** start of Raw data **
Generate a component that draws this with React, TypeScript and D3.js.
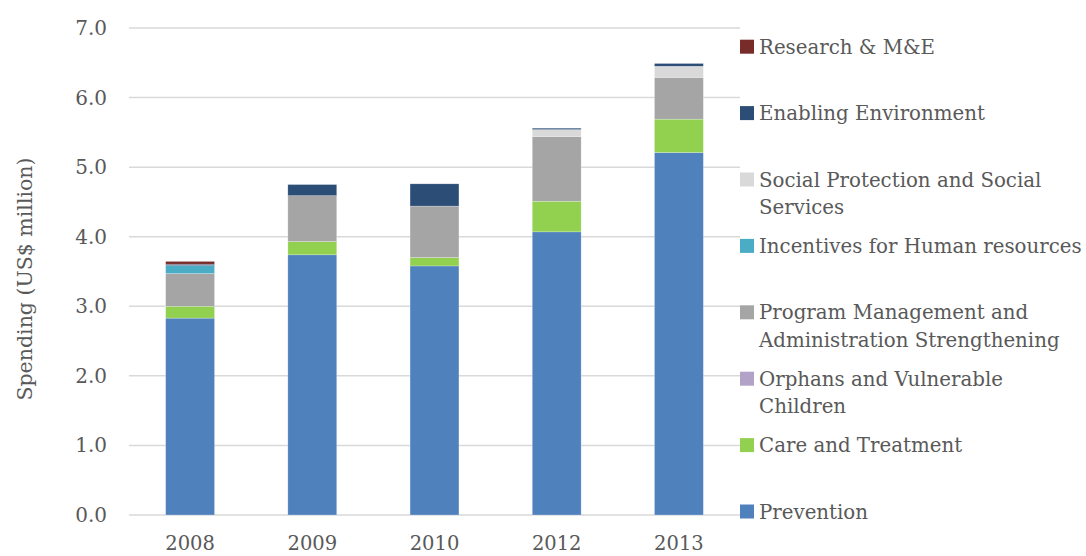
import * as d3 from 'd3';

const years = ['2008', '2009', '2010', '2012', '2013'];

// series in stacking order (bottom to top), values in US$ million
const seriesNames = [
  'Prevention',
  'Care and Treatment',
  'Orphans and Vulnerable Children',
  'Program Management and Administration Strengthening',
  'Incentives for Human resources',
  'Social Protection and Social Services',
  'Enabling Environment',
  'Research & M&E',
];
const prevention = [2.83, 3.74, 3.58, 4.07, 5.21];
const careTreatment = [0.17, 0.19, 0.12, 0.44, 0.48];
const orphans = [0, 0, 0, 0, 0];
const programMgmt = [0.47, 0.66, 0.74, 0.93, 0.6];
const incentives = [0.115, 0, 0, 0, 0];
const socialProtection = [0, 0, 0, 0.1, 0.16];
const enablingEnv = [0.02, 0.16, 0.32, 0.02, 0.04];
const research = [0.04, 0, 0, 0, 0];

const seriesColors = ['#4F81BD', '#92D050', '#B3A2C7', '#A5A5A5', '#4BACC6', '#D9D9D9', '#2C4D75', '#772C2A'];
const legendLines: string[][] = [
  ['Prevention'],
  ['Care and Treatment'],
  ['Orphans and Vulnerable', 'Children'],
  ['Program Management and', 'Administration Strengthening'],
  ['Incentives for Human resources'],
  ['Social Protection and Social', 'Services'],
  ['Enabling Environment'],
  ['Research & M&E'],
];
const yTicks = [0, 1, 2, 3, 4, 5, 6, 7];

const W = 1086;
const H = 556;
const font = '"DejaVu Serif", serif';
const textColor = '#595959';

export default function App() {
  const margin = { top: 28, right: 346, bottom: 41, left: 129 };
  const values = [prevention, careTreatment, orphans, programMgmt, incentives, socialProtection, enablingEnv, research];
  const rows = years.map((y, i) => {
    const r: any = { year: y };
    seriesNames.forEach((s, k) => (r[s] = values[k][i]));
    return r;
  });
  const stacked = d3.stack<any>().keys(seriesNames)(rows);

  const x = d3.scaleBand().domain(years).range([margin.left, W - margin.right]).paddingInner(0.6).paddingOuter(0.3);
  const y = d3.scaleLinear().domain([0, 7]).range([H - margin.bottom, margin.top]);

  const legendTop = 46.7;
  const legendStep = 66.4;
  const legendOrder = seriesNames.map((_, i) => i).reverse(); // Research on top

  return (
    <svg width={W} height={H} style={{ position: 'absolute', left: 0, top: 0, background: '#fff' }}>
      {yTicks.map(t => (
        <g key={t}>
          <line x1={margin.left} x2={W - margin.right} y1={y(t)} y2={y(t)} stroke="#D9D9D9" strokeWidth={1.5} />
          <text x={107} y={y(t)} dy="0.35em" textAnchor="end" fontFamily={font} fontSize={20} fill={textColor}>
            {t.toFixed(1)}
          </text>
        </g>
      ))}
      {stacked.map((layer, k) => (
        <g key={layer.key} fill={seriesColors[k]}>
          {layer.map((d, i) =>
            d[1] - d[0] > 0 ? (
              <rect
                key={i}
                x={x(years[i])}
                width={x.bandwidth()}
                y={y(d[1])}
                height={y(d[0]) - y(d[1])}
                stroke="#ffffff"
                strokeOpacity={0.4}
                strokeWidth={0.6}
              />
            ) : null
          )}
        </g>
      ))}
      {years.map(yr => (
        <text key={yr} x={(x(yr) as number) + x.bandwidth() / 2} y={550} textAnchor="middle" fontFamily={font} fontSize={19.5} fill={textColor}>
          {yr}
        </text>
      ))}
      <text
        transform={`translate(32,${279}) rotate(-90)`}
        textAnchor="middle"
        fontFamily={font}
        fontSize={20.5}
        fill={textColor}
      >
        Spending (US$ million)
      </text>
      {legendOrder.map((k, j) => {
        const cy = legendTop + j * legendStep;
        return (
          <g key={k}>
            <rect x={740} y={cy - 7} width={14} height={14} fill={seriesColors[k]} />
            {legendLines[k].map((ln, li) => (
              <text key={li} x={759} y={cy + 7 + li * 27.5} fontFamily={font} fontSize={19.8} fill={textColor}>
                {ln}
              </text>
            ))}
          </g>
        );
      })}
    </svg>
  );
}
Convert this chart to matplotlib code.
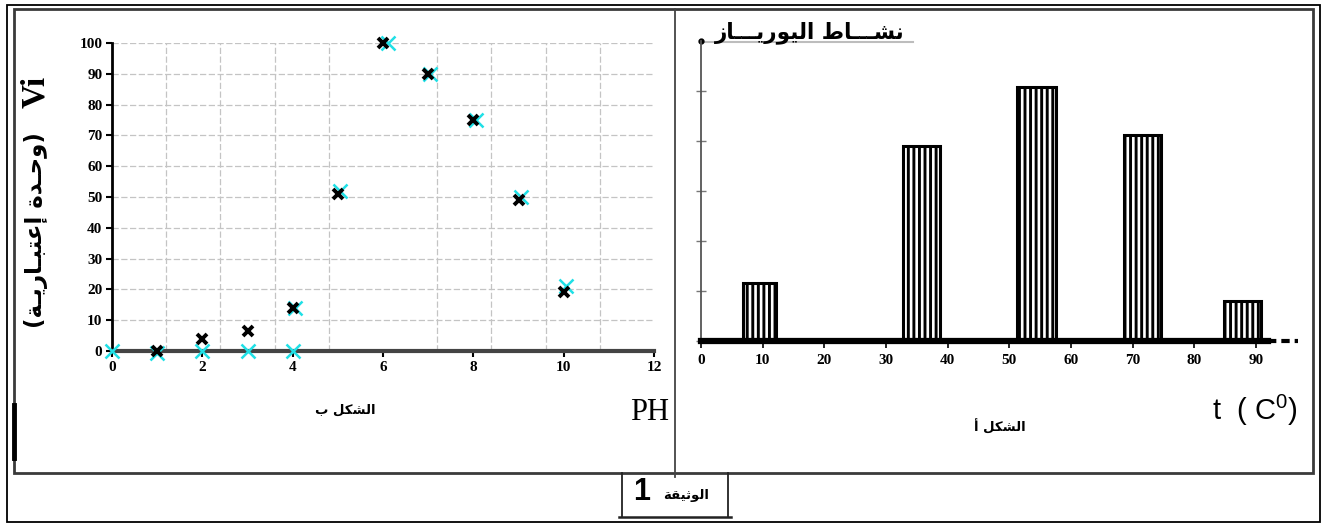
** end of Raw data **
> **Requirements**: Every line from the top of the material above through the line with "const research = [0.04, 0, 0, 0, 0];" should be duplicated exactly, please; leave out the pictures.

> **Response to this task**:
Generate a component that draws this with React, TypeScript and D3.js.
import * as d3 from 'd3';

const years = ['2008', '2009', '2010', '2012', '2013'];

// series in stacking order (bottom to top), values in US$ million
const seriesNames = [
  'Prevention',
  'Care and Treatment',
  'Orphans and Vulnerable Children',
  'Program Management and Administration Strengthening',
  'Incentives for Human resources',
  'Social Protection and Social Services',
  'Enabling Environment',
  'Research & M&E',
];
const prevention = [2.83, 3.74, 3.58, 4.07, 5.21];
const careTreatment = [0.17, 0.19, 0.12, 0.44, 0.48];
const orphans = [0, 0, 0, 0, 0];
const programMgmt = [0.47, 0.66, 0.74, 0.93, 0.6];
const incentives = [0.115, 0, 0, 0, 0];
const socialProtection = [0, 0, 0, 0.1, 0.16];
const enablingEnv = [0.02, 0.16, 0.32, 0.02, 0.04];
const research = [0.04, 0, 0, 0, 0];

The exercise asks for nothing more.